*Goal*.
Exactly repeat the material, dropping only the pictures.
begin Given data
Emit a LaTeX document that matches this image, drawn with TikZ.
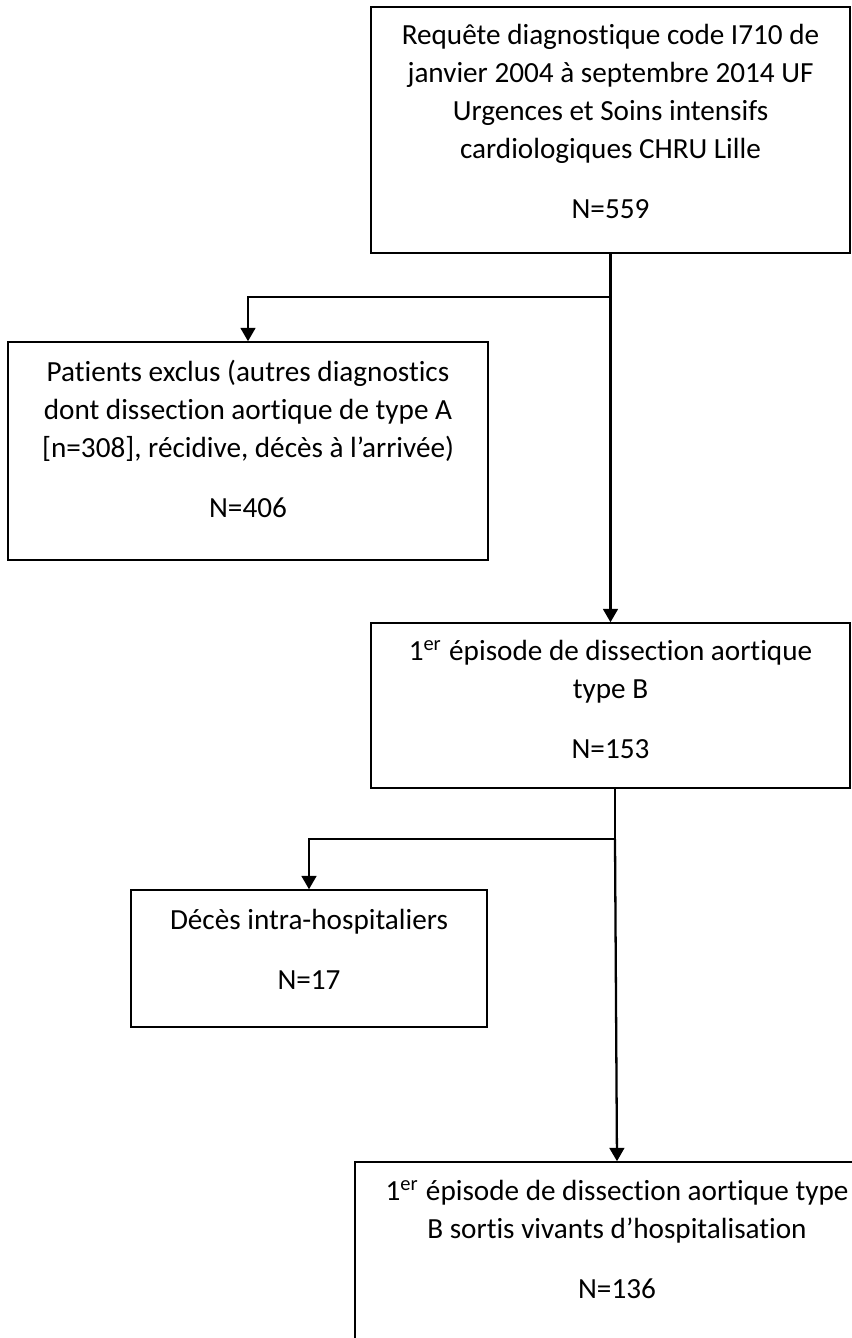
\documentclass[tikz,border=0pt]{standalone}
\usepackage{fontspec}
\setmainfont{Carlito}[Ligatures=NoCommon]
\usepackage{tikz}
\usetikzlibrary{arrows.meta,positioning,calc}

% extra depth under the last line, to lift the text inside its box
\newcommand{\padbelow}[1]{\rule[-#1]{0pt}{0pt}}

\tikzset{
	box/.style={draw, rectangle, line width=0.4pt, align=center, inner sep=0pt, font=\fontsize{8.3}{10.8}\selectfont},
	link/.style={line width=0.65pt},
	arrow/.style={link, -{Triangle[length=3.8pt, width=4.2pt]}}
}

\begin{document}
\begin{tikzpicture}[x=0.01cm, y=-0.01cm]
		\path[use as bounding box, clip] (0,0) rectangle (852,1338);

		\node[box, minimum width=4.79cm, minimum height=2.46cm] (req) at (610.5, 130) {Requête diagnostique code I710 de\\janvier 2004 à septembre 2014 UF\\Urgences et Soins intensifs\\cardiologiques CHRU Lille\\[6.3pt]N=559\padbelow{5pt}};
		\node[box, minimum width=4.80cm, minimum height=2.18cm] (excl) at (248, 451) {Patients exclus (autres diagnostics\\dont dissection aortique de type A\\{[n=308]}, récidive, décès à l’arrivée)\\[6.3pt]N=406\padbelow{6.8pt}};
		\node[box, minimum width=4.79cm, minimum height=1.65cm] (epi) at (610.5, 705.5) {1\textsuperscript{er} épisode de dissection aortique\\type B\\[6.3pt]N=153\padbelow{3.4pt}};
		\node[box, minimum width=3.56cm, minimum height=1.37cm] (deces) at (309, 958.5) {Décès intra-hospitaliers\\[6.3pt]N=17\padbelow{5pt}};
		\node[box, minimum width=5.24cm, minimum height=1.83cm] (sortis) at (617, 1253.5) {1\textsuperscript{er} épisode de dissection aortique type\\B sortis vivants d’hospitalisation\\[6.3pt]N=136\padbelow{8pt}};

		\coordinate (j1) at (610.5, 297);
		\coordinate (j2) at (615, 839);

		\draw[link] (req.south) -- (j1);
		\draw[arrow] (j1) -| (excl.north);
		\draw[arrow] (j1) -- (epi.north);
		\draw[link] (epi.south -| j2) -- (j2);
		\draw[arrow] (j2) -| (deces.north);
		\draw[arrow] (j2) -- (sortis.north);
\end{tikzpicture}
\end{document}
end Given data
*Result of this task*.
Emit a LaTeX document that matches this image, drawn with TikZ.
\documentclass[tikz,border=0pt]{standalone}
\usepackage{fontspec}
\setmainfont{Carlito}[Ligatures=NoCommon]
\usepackage{tikz}
\usetikzlibrary{arrows.meta,positioning,calc}

% extra depth under the last line, to lift the text inside its box
\newcommand{\padbelow}[1]{\rule[-#1]{0pt}{0pt}}

\tikzset{
	box/.style={draw, rectangle, line width=0.4pt, align=center, inner sep=0pt, font=\fontsize{8.3}{10.8}\selectfont},
	link/.style={line width=0.65pt},
	arrow/.style={link, -{Triangle[length=3.8pt, width=4.2pt]}}
}

\begin{document}
\begin{tikzpicture}[x=0.01cm, y=-0.01cm]
		\path[use as bounding box, clip] (0,0) rectangle (852,1338);

		\node[box, minimum width=4.79cm, minimum height=2.46cm] (req) at (610.5, 130) {Requête diagnostique code I710 de\\janvier 2004 à septembre 2014 UF\\Urgences et Soins intensifs\\cardiologiques CHRU Lille\\[6.3pt]N=559\padbelow{5pt}};
		\node[box, minimum width=4.80cm, minimum height=2.18cm] (excl) at (248, 451) {Patients exclus (autres diagnostics\\dont dissection aortique de type A\\{[n=308]}, récidive, décès à l’arrivée)\\[6.3pt]N=406\padbelow{6.8pt}};
		\node[box, minimum width=4.79cm, minimum height=1.65cm] (epi) at (610.5, 705.5) {1\textsuperscript{er} épisode de dissection aortique\\type B\\[6.3pt]N=153\padbelow{3.4pt}};
		\node[box, minimum width=3.56cm, minimum height=1.37cm] (deces) at (309, 958.5) {Décès intra-hospitaliers\\[6.3pt]N=17\padbelow{5pt}};
		\node[box, minimum width=5.24cm, minimum height=1.83cm] (sortis) at (617, 1253.5) {1\textsuperscript{er} épisode de dissection aortique type\\B sortis vivants d’hospitalisation\\[6.3pt]N=136\padbelow{8pt}};

		\coordinate (j1) at (610.5, 297);
		\coordinate (j2) at (615, 839);

		\draw[link] (req.south) -- (j1);
		\draw[arrow] (j1) -| (excl.north);
		\draw[arrow] (j1) -- (epi.north);
		\draw[link] (epi.south -| j2) -- (j2);
		\draw[arrow] (j2) -| (deces.north);
		\draw[arrow] (j2) -- (sortis.north);
\end{tikzpicture}
\end{document}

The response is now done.